▶ _TO BE DONE_
Write out the listing, please, but only from its first line through the line containing "import plotly.graph_objects as go", exactly as given and without pictures.

▶ _GIVEN DATA_
— START —

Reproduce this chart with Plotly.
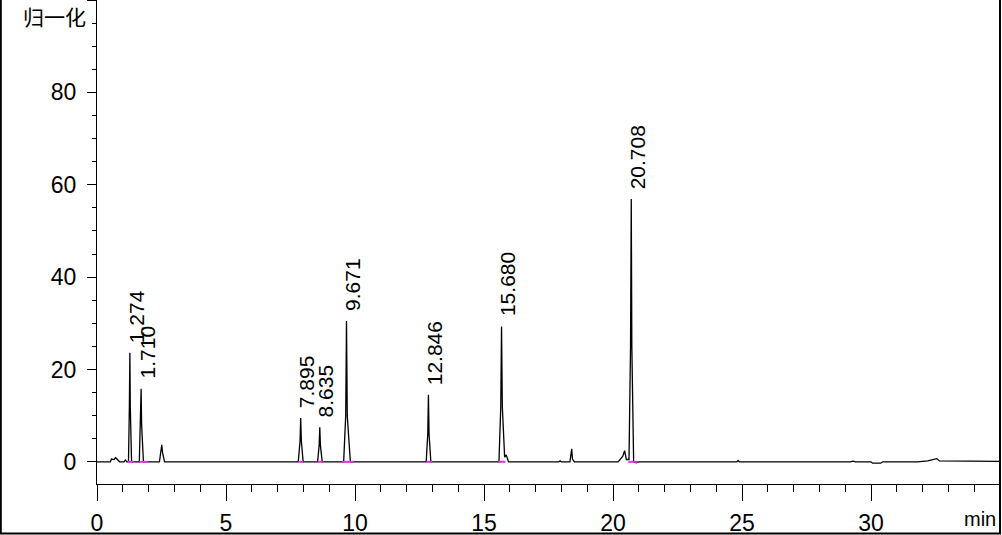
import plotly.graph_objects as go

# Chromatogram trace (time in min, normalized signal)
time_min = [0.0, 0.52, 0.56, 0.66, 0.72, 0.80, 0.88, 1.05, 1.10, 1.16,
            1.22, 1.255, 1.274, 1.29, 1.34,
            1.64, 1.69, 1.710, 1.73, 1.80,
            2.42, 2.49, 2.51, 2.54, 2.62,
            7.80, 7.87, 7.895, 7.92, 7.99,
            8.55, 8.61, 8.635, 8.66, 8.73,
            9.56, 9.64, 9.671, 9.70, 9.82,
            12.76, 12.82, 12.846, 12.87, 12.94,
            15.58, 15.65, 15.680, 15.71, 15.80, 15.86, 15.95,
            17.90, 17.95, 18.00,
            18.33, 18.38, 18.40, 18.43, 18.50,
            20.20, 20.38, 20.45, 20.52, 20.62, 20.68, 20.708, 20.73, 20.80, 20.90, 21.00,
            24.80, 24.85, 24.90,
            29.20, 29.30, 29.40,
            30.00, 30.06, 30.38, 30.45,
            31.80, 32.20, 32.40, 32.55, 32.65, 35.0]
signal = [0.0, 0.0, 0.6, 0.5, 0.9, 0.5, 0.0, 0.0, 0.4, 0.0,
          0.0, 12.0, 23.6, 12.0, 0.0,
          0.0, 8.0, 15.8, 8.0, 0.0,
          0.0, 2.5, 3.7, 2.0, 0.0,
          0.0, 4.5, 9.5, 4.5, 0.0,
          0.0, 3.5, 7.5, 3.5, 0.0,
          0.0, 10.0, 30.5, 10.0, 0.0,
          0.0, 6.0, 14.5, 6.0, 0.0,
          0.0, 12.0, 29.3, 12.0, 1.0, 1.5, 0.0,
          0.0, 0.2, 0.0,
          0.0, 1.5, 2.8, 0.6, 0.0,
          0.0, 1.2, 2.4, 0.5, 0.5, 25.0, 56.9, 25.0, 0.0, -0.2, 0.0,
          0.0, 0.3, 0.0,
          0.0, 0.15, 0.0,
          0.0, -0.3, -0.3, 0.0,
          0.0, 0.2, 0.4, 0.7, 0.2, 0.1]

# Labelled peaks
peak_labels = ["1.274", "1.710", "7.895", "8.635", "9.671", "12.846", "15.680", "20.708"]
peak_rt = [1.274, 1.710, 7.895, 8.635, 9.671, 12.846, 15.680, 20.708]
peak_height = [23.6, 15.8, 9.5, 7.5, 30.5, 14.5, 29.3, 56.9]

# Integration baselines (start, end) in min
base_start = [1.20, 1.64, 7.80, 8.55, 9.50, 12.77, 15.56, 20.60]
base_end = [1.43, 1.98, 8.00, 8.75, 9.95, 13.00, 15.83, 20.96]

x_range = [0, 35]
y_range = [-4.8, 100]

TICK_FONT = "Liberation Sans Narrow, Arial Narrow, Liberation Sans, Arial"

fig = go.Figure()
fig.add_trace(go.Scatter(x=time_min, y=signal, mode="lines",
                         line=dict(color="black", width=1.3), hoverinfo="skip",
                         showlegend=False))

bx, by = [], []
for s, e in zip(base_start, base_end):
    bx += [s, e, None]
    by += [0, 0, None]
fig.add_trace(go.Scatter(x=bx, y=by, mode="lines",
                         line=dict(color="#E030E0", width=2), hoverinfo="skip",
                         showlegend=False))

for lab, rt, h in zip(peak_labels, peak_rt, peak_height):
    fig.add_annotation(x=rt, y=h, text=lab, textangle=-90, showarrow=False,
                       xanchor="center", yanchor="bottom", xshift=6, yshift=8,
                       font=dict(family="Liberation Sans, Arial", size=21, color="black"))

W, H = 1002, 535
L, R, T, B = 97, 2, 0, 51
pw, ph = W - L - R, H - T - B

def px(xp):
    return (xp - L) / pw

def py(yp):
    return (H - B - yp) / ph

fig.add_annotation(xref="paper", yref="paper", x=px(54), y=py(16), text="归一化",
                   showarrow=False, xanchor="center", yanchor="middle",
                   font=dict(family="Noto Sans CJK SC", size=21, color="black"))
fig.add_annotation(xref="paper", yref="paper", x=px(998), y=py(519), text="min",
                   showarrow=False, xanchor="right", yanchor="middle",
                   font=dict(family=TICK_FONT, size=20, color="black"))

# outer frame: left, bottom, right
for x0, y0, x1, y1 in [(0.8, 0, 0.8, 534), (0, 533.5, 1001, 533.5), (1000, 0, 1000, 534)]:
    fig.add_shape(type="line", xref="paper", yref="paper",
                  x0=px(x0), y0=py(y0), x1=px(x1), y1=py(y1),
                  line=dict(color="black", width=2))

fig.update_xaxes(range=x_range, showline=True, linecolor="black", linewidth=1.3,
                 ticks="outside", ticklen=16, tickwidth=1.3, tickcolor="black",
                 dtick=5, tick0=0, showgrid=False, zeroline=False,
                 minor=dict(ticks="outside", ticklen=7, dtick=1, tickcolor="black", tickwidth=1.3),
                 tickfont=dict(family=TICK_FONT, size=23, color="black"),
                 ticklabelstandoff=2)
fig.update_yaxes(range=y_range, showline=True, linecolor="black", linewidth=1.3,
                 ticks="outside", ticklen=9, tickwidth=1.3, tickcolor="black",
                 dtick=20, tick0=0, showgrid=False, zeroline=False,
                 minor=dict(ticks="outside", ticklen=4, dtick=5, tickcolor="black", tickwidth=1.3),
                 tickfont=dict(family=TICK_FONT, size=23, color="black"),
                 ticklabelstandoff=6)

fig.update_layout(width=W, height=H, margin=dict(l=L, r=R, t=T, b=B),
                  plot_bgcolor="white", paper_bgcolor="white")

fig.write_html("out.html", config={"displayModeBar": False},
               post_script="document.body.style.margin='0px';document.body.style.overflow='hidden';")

— END —

▶ _THE COMPLETED TASK_
Reproduce this chart with Plotly.
import plotly.graph_objects as go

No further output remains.